■ SHORT PROBLEM:
Restate, exactly and without pictures, the lines from the start of the listing below through the line holding "const yTicks = [0, 200, 400, 600, 800, 1000, 1200];".
══ MATERIAL PROVIDED
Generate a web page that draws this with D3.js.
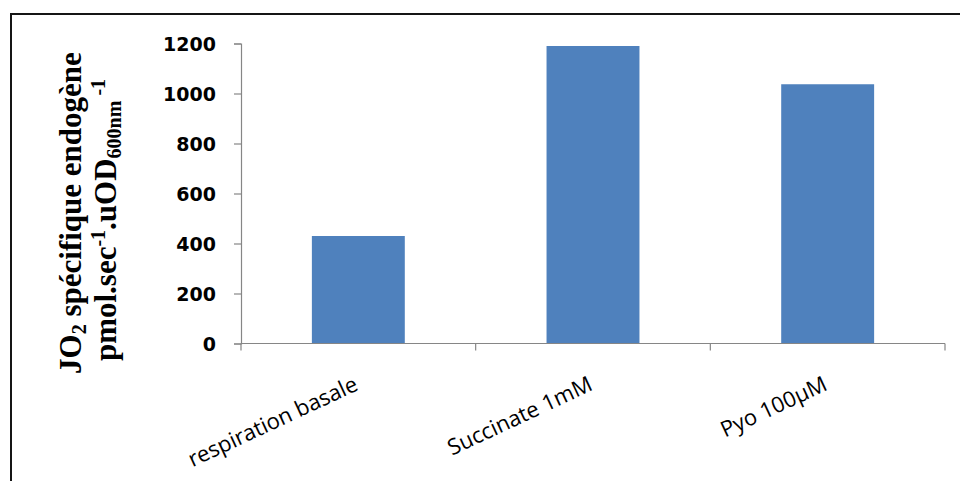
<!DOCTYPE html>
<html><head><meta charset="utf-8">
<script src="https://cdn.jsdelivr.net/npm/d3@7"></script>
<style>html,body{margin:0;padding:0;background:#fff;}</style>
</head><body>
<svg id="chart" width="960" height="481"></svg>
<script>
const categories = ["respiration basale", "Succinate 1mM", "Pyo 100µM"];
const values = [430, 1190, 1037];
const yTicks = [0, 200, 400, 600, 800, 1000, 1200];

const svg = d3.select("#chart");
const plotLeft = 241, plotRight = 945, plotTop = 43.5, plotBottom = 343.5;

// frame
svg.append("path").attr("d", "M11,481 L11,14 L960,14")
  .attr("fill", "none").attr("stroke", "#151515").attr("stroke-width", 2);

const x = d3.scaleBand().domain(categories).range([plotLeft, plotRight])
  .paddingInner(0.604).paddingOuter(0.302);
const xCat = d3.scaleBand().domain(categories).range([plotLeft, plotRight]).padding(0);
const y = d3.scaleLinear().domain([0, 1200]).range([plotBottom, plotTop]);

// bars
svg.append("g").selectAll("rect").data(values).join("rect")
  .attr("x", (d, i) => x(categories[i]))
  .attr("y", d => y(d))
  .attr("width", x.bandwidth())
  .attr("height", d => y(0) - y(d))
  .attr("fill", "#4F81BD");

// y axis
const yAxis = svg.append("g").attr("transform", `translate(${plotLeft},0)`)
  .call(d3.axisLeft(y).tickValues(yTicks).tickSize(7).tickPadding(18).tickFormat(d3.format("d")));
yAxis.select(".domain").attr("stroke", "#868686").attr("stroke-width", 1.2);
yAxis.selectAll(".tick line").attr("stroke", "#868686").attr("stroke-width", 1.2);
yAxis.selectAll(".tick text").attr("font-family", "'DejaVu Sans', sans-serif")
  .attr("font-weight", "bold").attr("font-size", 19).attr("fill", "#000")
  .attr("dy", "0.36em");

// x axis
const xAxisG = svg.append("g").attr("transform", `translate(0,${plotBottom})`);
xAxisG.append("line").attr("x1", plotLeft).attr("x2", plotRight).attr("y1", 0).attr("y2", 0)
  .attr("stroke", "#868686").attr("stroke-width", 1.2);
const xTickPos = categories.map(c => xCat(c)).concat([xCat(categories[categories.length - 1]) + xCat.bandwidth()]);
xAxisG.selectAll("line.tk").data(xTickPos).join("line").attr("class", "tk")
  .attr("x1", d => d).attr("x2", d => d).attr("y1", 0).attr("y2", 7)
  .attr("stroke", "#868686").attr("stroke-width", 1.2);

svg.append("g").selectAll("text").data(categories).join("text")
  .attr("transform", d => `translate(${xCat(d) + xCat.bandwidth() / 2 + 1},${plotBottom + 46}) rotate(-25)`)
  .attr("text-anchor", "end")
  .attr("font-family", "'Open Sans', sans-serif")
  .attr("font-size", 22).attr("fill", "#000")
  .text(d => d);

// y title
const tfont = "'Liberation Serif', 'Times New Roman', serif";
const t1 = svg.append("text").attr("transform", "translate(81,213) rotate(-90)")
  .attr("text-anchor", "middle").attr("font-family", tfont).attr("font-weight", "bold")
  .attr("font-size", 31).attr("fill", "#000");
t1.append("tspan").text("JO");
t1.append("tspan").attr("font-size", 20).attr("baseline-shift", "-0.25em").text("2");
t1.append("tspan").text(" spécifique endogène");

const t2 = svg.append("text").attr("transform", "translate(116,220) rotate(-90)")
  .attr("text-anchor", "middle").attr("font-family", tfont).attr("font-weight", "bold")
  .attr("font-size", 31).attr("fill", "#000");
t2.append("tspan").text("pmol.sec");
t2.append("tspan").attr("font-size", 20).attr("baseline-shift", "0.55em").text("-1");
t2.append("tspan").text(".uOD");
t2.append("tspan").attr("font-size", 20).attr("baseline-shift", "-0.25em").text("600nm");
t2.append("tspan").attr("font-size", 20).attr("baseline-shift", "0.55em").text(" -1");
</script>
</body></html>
════
■ THE SOLUTION:
Generate a web page that draws this with D3.js.
<!DOCTYPE html>
<html><head><meta charset="utf-8">
<script src="https://cdn.jsdelivr.net/npm/d3@7"></script>
<style>html,body{margin:0;padding:0;background:#fff;}</style>
</head><body>
<svg id="chart" width="960" height="481"></svg>
<script>
const categories = ["respiration basale", "Succinate 1mM", "Pyo 100µM"];
const values = [430, 1190, 1037];
const yTicks = [0, 200, 400, 600, 800, 1000, 1200];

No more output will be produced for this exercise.